Changing The GAME

GAME is currently in the process of transforming their retail outlets throughout Australia, adding multiple playable consoles in-store for a new type of gaming retail experience. We headed over to their flagship store to take a look, and speak to the people behind the change.

“Who is GAME?” Asks Ben Grant, rhetorically.” Don’t you mean EB Games?”

The space resounds in an awkward silence.

“Well, I’m fed up of hearing that – we’re GAME and I’m very much proud of that.”

Ben Grant is the Marketing Director of GAME. And he’s speaking to a group of journalists in their flagship store, Parramatta Westfield. I live in Parramatta, a literal stone’s throw from the Westfield and this GAME is my local – I’ve been in and out of this store hundreds of times, desperately waiting for my wife to finish buying shoes/clothes/my underwear. Instantly I can tell this store has been transformed.

It looks more like a small E3 booth than a traditional retail outlet, gaming areas – Kinect, Wii, PS3 – are dotted around the store, potential customers playing potential purchases. It’s almost otherworldly. In Australia we’re typically enticed into video game stores by the promise of ‘SALES’. In bold, all caps, doused everywhere in red and white. Like an obnoxious toddler – squawking directly in your lughole.

“SALE!”

“SAAAALE!”

GAME is toying with something a little different. The sales remains, of course, but starting in Parramatta, and expanding to most of their other stores Australia-wide, GAME is bringing what they call IDUs (Interactive Display Units) to allow consumers to play any game they like, on any format, in-store.

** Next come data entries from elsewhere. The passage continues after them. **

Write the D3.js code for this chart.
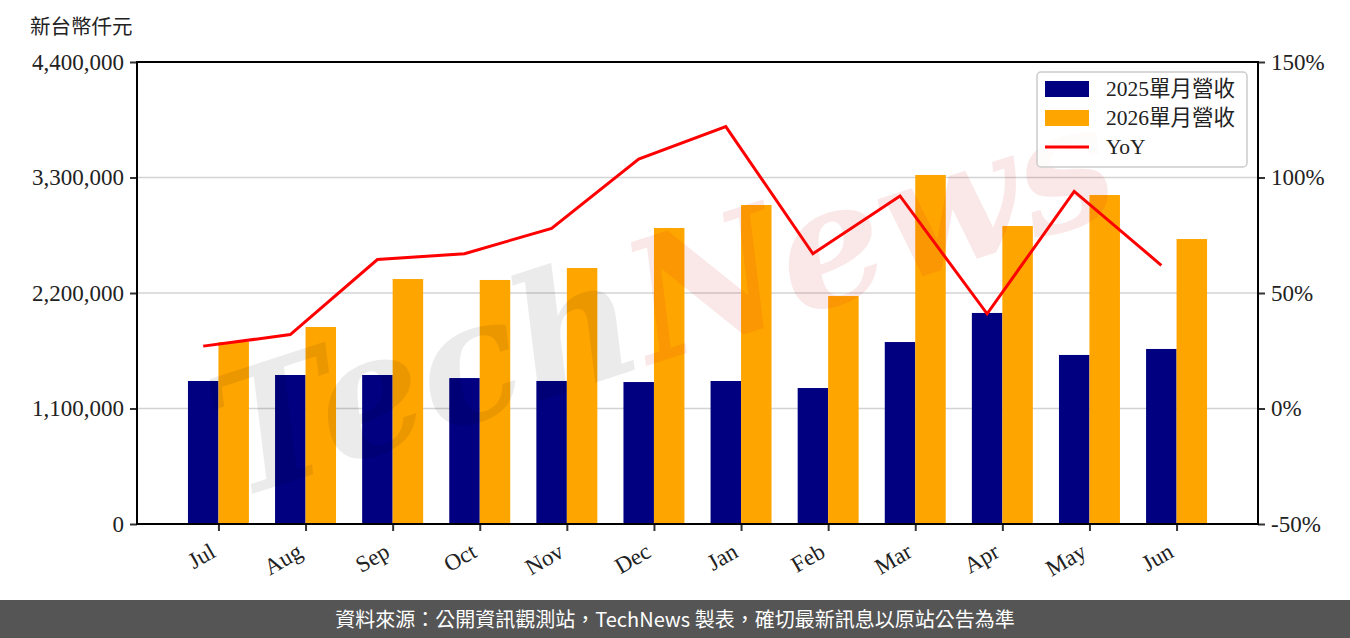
<!DOCTYPE html>
<html lang="zh-Hant">
<head>
<meta charset="UTF-8">
<title>單月營收</title>
<script src="https://d3js.org/d3.v7.min.js"></script>
<style>
  body { margin: 0; background: #fff; }
  svg text { font-family: "Liberation Serif", "Noto Sans CJK TC", serif; }
</style>
</head>
<body>
<div id="chart"></div>
<script>
// data
const months = ["Jul", "Aug", "Sep", "Oct", "Nov", "Dec", "Jan", "Feb", "Mar", "Apr", "May", "Jun"];
const rev2025 = [1362000, 1419000, 1419000, 1390000, 1362000, 1352000, 1362000, 1295000, 1733000, 2010000, 1610000, 1667000];
const rev2026 = [1733000, 1876000, 2333000, 2324000, 2438000, 2819000, 3038000, 2171000, 3324000, 2838000, 3133000, 2714000];
const yoy = [27, 32, 64.5, 67, 78, 108, 122, 67, 92, 41, 94, 62];
const leftTicks = [0, 1100000, 2200000, 3300000, 4400000];
const rightTicks = [-50, 0, 50, 100, 150];
const seriesNames = ["2025單月營收", "2026單月營收", "YoY"];

const W = 1350, H = 638;
const plot = { left: 137, right: 1258, top: 62, bottom: 524 };
const barW = 0.35;

const svg = d3.select("#chart").append("svg")
  .attr("width", W).attr("height", H);

const x = d3.scaleLinear().domain([-0.935, 11.935]).range([plot.left, plot.right]);
const y = d3.scaleLinear().domain([0, 4400000]).range([plot.bottom, plot.top]);
const y2 = d3.scaleLinear().domain([-50, 150]).range([plot.bottom, plot.top]);

// grid lines
svg.append("g").selectAll("line").data(leftTicks.slice(1, -1)).join("line")
  .attr("x1", plot.left).attr("x2", plot.right)
  .attr("y1", d => y(d)).attr("y2", d => y(d))
  .attr("stroke", "#d3d3d3").attr("stroke-width", 1.5);

// bars
svg.append("g").selectAll("rect").data(rev2025).join("rect")
  .attr("x", (d, i) => x(i - barW))
  .attr("y", d => y(d))
  .attr("width", x(barW) - x(0))
  .attr("height", d => plot.bottom - y(d))
  .attr("fill", "#000080");

svg.append("g").selectAll("rect").data(rev2026).join("rect")
  .attr("x", (d, i) => x(i))
  .attr("y", d => y(d))
  .attr("width", x(barW) - x(0))
  .attr("height", d => plot.bottom - y(d))
  .attr("fill", "#ffa500");

// yoy line
const line = d3.line()
  .x((d, i) => x(i - barW / 2))
  .y(d => y2(d));
svg.append("path").datum(yoy)
  .attr("d", line)
  .attr("fill", "none")
  .attr("stroke", "#ff0000")
  .attr("stroke-width", 3);

// watermark
const wm = svg.append("text")
  .attr("transform", "translate(680,355) rotate(-18)")
  .attr("text-anchor", "middle")
  .style("font-family", "'DejaVu Serif', serif")
  .style("font-style", "italic")
  .style("font-weight", "bold")
  .style("font-size", "168px");
wm.append("tspan").text("Tech").attr("fill", "#000").attr("fill-opacity", 0.08);
wm.append("tspan").text("News").attr("fill", "#d02020").attr("fill-opacity", 0.1);

// axes
const leftAxis = svg.append("g")
  .attr("transform", `translate(${plot.left},0)`)
  .call(d3.axisLeft(y).tickValues(leftTicks).tickFormat(d3.format(",")).tickSize(7).tickPadding(6));
const rightAxis = svg.append("g")
  .attr("transform", `translate(${plot.right},0)`)
  .call(d3.axisRight(y2).tickValues(rightTicks).tickFormat(d => d + "%").tickSize(7).tickPadding(6));
const bottomAxis = svg.append("g")
  .attr("transform", `translate(0,${plot.bottom})`)
  .call(d3.axisBottom(x).tickValues(d3.range(months.length)).tickFormat(i => months[i]).tickSize(7));

[leftAxis, rightAxis, bottomAxis].forEach(g => {
  g.select(".domain").remove();
  g.selectAll(".tick line").attr("stroke", "#333").attr("stroke-width", 2);
  g.selectAll(".tick text").attr("fill", "#222").style("font-size", "23px")
    .style("font-family", "'Liberation Serif', serif");
});

bottomAxis.selectAll(".tick text")
  .attr("text-anchor", "end")
  .attr("dy", 0)
  .attr("y", 0).attr("x", 0)
  .attr("transform", "translate(-2,32) rotate(-30)");

// frame
svg.append("rect")
  .attr("x", plot.left).attr("y", plot.top)
  .attr("width", plot.right - plot.left).attr("height", plot.bottom - plot.top)
  .attr("fill", "none").attr("stroke", "#000").attr("stroke-width", 2);

// unit label
svg.append("text")
  .attr("x", 30).attr("y", 34)
  .style("font-family", "'Noto Sans CJK TC', sans-serif")
  .style("font-size", "20.5px")
  .attr("fill", "#222")
  .text("新台幣仟元");

// legend
const lg = svg.append("g").attr("transform", "translate(1037,72)");
lg.append("rect").attr("width", 210).attr("height", 95).attr("rx", 4)
  .attr("fill", "#fff").attr("fill-opacity", 0.8)
  .attr("stroke", "#ccc").attr("stroke-width", 1.5);
const colors = ["#000080", "#ffa500", "#ff0000"];
seriesNames.forEach((name, i) => {
  const row = lg.append("g").attr("transform", `translate(0,${17 + i * 29})`);
  if (i < 2) {
    row.append("rect").attr("x", 8).attr("y", -8).attr("width", 44).attr("height", 16).attr("fill", colors[i]);
  } else {
    row.append("line").attr("x1", 8).attr("x2", 52).attr("y1", 0).attr("y2", 0)
      .attr("stroke", colors[i]).attr("stroke-width", 3);
  }
  row.append("text").attr("x", 69).attr("y", 7)
    .style("font-size", "21.5px").attr("fill", "#222")
    .style("font-family", "'Liberation Serif', 'Noto Sans CJK TC', serif")
    .text(name);
});

// footer
svg.append("rect").attr("x", 0).attr("y", 600).attr("width", W).attr("height", 38).attr("fill", "#555");
svg.append("text")
  .attr("x", W / 2).attr("y", 627)
  .attr("text-anchor", "middle")
  .attr("fill", "#fff")
  .style("font-family", "'Noto Sans CJK TC', sans-serif")
  .style("font-size", "20px")
  .text("資料來源：公開資訊觀測站，TechNews 製表，確切最新訊息以原站公告為準");
</script>
</body>
</html>
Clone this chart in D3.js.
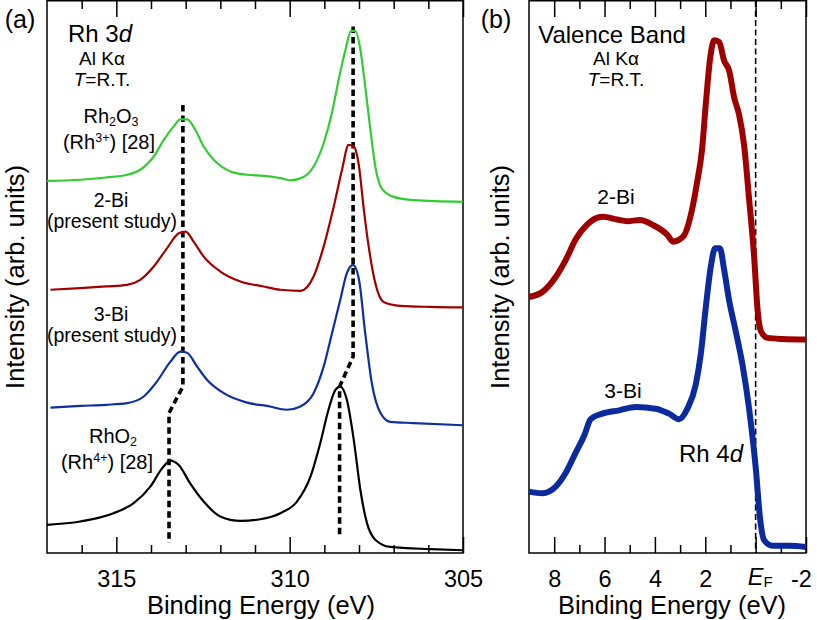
<!DOCTYPE html>
<html><head><meta charset="utf-8">
<script src="https://cdn.jsdelivr.net/npm/d3@7"></script>
<style>
body{margin:0;background:#fff;}
svg{display:block;font-family:"Liberation Sans",Arial,sans-serif;}
</style>
</head><body>
<svg id="c" width="817" height="620"></svg>
<script>
// ---------- DATA (binding energy eV, intensity arb. units) ----------
// Panel (a): Rh 3d core level
const rh2o3Ref = [[317.0,67.3],[316.04,67.5],[315.3,67.9],[314.69,68.4],[314.31,69.3],[313.92,71.7],[313.63,74.7],[313.35,77.1],[313.15,78.4],[312.96,78.4],[312.72,76.5],[312.48,73.5],[312.19,71.1],[311.71,69.0],[311.23,68.4],[310.75,68.2],[310.27,67.8],[309.98,67.4],[309.6,68.0],[309.31,69.9],[309.02,74.1],[308.78,79.6],[308.59,85.5],[308.39,91.0],[308.23,94.4],[308.11,94.4],[307.96,91.0],[307.82,84.3],[307.67,76.5],[307.53,69.9],[307.34,65.9],[307.0,64.4],[306.42,63.8],[305.0,63.5]];
const core2Bi = [[316.9,47.6],[316.04,47.9],[315.3,48.2],[314.69,48.5],[314.31,49.4],[313.92,51.8],[313.54,55.1],[313.2,57.8],[313.0,58.1],[312.77,56.3],[312.48,53.6],[312.0,50.9],[311.42,49.1],[310.75,48.2],[310.27,47.6],[309.69,47.4],[309.31,50.0],[309.02,55.4],[308.73,62.6],[308.49,69.3],[308.3,73.8],[308.15,73.5],[308.0,69.9],[307.87,62.6],[307.72,55.4],[307.53,48.8],[307.29,45.4],[306.81,44.7],[305.94,44.5],[305.0,44.4]];
const core3Bi = [[316.9,26.3],[316.04,26.6],[315.3,26.8],[314.69,27.1],[314.21,28.3],[313.83,31.0],[313.44,34.6],[313.15,36.4],[312.96,36.2],[312.67,33.7],[312.38,31.3],[311.9,28.9],[311.23,27.2],[310.65,26.6],[310.08,25.9],[309.69,26.5],[309.31,28.9],[309.02,33.7],[308.78,39.7],[308.54,45.8],[308.35,50.6],[308.17,52.1],[308.0,49.4],[307.82,39.7],[307.63,30.7],[307.38,25.3],[307.1,23.7],[306.42,23.5],[305.0,23.1]];
const rho2Ref = [[317.0,5.1],[316.04,5.7],[315.08,7.2],[314.5,9.0],[314.02,12.0],[313.68,15.3],[313.44,16.7],[313.2,15.9],[312.87,12.6],[312.48,9.3],[312.0,6.6],[311.42,5.8],[310.85,6.1],[310.27,7.2],[309.79,9.3],[309.4,13.8],[309.12,19.8],[308.88,25.9],[308.68,29.5],[308.54,30.1],[308.35,27.7],[308.15,20.4],[307.96,11.4],[307.77,5.4],[307.53,2.4],[307.1,1.1],[305.94,0.7],[305.0,0.5]];
const guide3d3 = [[313.08,81.0],[313.08,30.1],[313.48,25.3],[313.48,1.8]];
const guide3d5 = [[308.17,95.2],[308.17,35.5],[308.56,30.1],[308.56,2.7]];

// Panel (b): valence band
const vb2Bi = [[9.0,46.3],[8.47,47.2],[7.94,49.9],[7.54,53.0],[7.15,56.7],[6.75,59.1],[6.3,60.6],[6.06,60.8],[5.5,60.3],[5.1,60.0],[4.6,60.2],[4.07,59.3],[3.5,57.5],[3.28,56.3],[2.88,57.2],[2.53,62.0],[2.33,66.9],[2.13,72.9],[1.97,81.7],[1.8,89.7],[1.65,92.7],[1.45,92.4],[1.25,89.0],[1.05,87.2],[0.85,82.3],[0.66,79.3],[0.46,73.8],[0.26,64.0],[0.06,53.6],[-0.07,44.4],[-0.21,40.1],[-0.47,38.9],[-1.07,38.7],[-2.0,38.6]];
const vb3Bi = [[9.0,11.1],[8.47,10.8],[7.94,12.0],[7.54,14.5],[7.15,18.1],[6.81,21.2],[6.55,24.2],[6.09,25.2],[5.42,25.8],[4.76,26.4],[3.97,26.1],[3.44,25.2],[3.04,24.2],[2.71,26.1],[2.38,30.4],[2.18,35.9],[1.98,44.4],[1.78,51.8],[1.61,55.1],[1.42,55.1],[1.25,51.2],[1.05,45.6],[0.79,40.1],[0.52,34.0],[0.26,26.1],[-0.01,15.1],[-0.17,6.5],[-0.34,2.3],[-0.67,1.3],[-1.33,1.3],[-2.0,1.1]];
const fermiLevel = 0;

// Tick values / labels
const coreMajorTicks = [315,310,305];
const coreMinorTicks = [316,314,313,312,311,309,308,307,306];
const coreTickLabels = ["315","310","305"];
const vbMajorTicks = [8,6,4,2,0,-2];
const vbMinorTicks = [7,5,3,1,-1];
const vbTickLabels = ["8","6","4","2","EF","-2"];

// ---------- CHART ----------
const svg = d3.select('#c');
const FONT = '"Liberation Sans",Arial,sans-serif';
const y = d3.scaleLinear().domain([0,100]).range([553,0]);
const xa = d3.scaleLinear().domain([317,305]).range([47,463]);
const xb = d3.scaleLinear().domain([9,-2]).range([529,806]);

function axes(x, majors, minors, labels){
  const mk = (gen, vals, size, pos, withLabels) => {
    const g = svg.append('g').attr('transform', `translate(0,${pos})`)
      .call(gen(x).tickValues(vals).tickSize(size).tickSizeOuter(0).tickPadding(17)
        .tickFormat(withLabels ? (d=>labels[vals.indexOf(d)]) : (()=>'')));
    g.select('.domain').remove();
    g.attr('font-family', FONT);
    g.selectAll('line').attr('stroke','#000').attr('stroke-width',1.5);
    g.selectAll('text').attr('font-size',23.5).attr('fill','#000');
    return g;
  };
  const gb = mk(d3.axisBottom, majors, -16, 553, true);
  mk(d3.axisBottom, minors, -8, 553, false);
  mk(d3.axisTop, majors, -17, 0, false);
  mk(d3.axisTop, minors, -9, 0, false);
  const r = x.range();
  svg.append('rect').attr('x', r[0]).attr('y', 0.75).attr('width', r[1]-r[0]).attr('height', 552.25)
    .attr('fill','none').attr('stroke','#000').attr('stroke-width',1.5);
  return gb;
}

axes(xa, coreMajorTicks, coreMinorTicks, coreTickLabels);
const gbB = axes(xb, vbMajorTicks, vbMinorTicks, vbTickLabels);
gbB.selectAll('.tick text').filter(d => d === 0).each(function(){
  const t = d3.select(this).text(null).attr('dx', 4).attr('dy', '0.64em');
  t.append('tspan').attr('font-style','italic').text('E');
  t.append('tspan').attr('font-size',15).attr('dy',2).text('F');
});
gbB.selectAll('.tick text').filter(d => d === -2).attr('dx', -5);

// guides
const la = d3.line().x(d=>xa(d[0])).y(d=>y(d[1])).curve(d3.curveMonotoneX);
const lb = d3.line().x(d=>xb(d[0])).y(d=>y(d[1])).curve(d3.curveMonotoneX);
const lg = d3.line().x(d=>xa(d[0])).y(d=>y(d[1]));
[guide3d3, guide3d5].forEach(g => {
  svg.append('path').attr('d', lg(g)).attr('fill','none').attr('stroke','#000')
    .attr('stroke-width',3.6).attr('stroke-dasharray','6.5,4');
});
svg.append('line').attr('x1', xb(fermiLevel)).attr('x2', xb(fermiLevel)).attr('y1', 1).attr('y2', 553)
  .attr('stroke','#000').attr('stroke-width',1.6).attr('stroke-dasharray','6,3.5');

// curves (a)
const coreSeries = [[rh2o3Ref,'#33cc33'],[core2Bi,'#a00000'],[core3Bi,'#0f2fa0'],[rho2Ref,'#000000']];
coreSeries.forEach(([d,c]) => {
  svg.append('path').attr('d', la(d)).attr('fill','none').attr('stroke', c)
    .attr('stroke-width',2.2).attr('stroke-linejoin','round');
});
// curves (b)
[[vb2Bi,'#9e0000'],[vb3Bi,'#0a2a9e']].forEach(([d,c]) => {
  svg.append('path').attr('d', lb(d)).attr('fill','none').attr('stroke', c)
    .attr('stroke-width',6).attr('stroke-linejoin','round');
});

// ---------- TEXT ----------
function label(x, yy, parts, size, anchor){
  const t = svg.append('text').attr('x', x).attr('y', yy).attr('font-size', size)
    .attr('text-anchor', anchor || 'middle').attr('fill','#000').attr('font-family', FONT);
  parts.forEach(p => {
    const s = t.append('tspan').text(p.t);
    if (p.i) s.attr('font-style','italic');
    if (p.fs) s.attr('font-size', p.fs);
    if (p.dy) s.attr('dy', p.dy);
  });
  return t;
}
label(20, 28, [{t:'(a)'}], 25);
label(496, 28, [{t:'(b)'}], 25);

label(100, 42, [{t:'Rh 3'},{t:'d',i:1}], 24);
label(102, 65, [{t:'Al K\u03b1'}], 19);
label(102, 86, [{t:'T',i:1},{t:'=R.T.'}], 19);

label(111, 123, [{t:'Rh'},{t:'2',fs:12.5,dy:3},{t:'O',dy:-3},{t:'3',fs:12.5,dy:3}], 20);
label(109, 149, [{t:'(Rh'},{t:'3+',fs:12.5,dy:-7},{t:') [28]',dy:7}], 20);
label(111, 207, [{t:'2-Bi'}], 19.5);
label(112, 228, [{t:'(present study)'}], 19.5);
label(111, 321, [{t:'3-Bi'}], 19.5);
label(112, 342, [{t:'(present study)'}], 19.5);
label(113, 443, [{t:'RhO'},{t:'2',fs:12.5,dy:3}], 20);
label(107, 469, [{t:'(Rh'},{t:'4+',fs:12.5,dy:-7},{t:') [28]',dy:7}], 20);

label(612, 43, [{t:'Valence Band'}], 24);
label(616, 65, [{t:'Al K\u03b1'}], 19);
label(616, 86, [{t:'T',i:1},{t:'=R.T.'}], 19);
label(616, 204, [{t:'2-Bi'}], 21);
label(623, 398, [{t:'3-Bi'}], 21);
label(711, 462, [{t:'Rh 4'},{t:'d',i:1}], 24);

// axis titles
label(261, 614, [{t:'Binding Energy (eV)'}], 25.5);
label(672, 614, [{t:'Binding Energy (eV)'}], 25.5);
label(0, 0, [{t:'Intensity (arb. units)'}], 25.5).attr('transform','translate(24,277) rotate(-90)');
label(0, 0, [{t:'Intensity (arb. units)'}], 25.5).attr('transform','translate(509,277) rotate(-90)');
</script>
</body></html>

In short – GAME is looking to transform the retail experience. To make it more interactive – more gamer friendly.

“The reason gaming retailers exist is to take innovative products and market them to the end user,” states Ben Grant. “We need to do this effectively or we need not bother. We need to engage gamers in a way that they want to be engaged.”

The honestly of GAME during their presentation is almost beguiling. A video clip actually begins with an apology – an apology to consumers for transforming the creativity of the game’s industry into a series of dull catalogues. An apology for taking products that take years of passion and hard work to create and simply sticking a price tag on it.

“We undertook the research and listened to what gamers wanted from a retail store and today we are very proud to unveil what gamers want,” continues Ben, “made for gamers, by a gaming retailer.

“Book retailers and music retailers didn’t adapt to the changing consumer – we have learned from their mistakes. Adapt or die. This change is purely driven by our customers.

“Our vision is to install gaming showcase stores, like this one, across Australia, with IDUs being installed across the majority of our network, allowing hands on experience wherever you see the GAME logo.”

Speaking to GAME’s Managing Director Paul Yardley, we get the distinct impression that he’s aware of the retail backlash that’s dominated headlines in Australia, and the complacency at the heart of that backlash. In a smaller market like Australia there’s typically less competition for dollars at retail. If you want a bank you go to Commonwealth or Westpac, if you want groceries it’s Coles or Woolworths. Games? Well, it’s GAME or EB.

Now that online shopping has gone mainstream, you get the impression that GAME, more than any other local games retailer, really understands the changes that must be made.

“Australian retail as a whole has come under fire from all sides over recent months,” he claims. “An often overused phrase across the business community is ‘Adapt or Die’. A misquote of Mr.Darwin, but a lesson that we are heeding as a business in these rapidly changing times. The net result being a truly exciting a quite dramatic development for retail and retail marketing as a whole in this country”.

This new Parramatta store appears to be his, and GAME’s response – a store that attempts to engage with users on a more social, branded level. With EB and GAME feeling indistinguishable from one another, this store embodies a point of difference and a different way of selling video games in this country.

It appears as though GAME has really cast a critical eye over both themselves, and the state of Australian retail as a whole – this rebrand is an attempt to futureproof a business in a constant state of flux. Whether or not these changes will sway an increasingly online educated consumer base remains to be seen.

In a sense, competition at retail isn’t always welcomed by major Australian retailers – but at the very least GAME are making an effort to transform themselves for a new type of consumer.

And that, at the very least, is a solid start.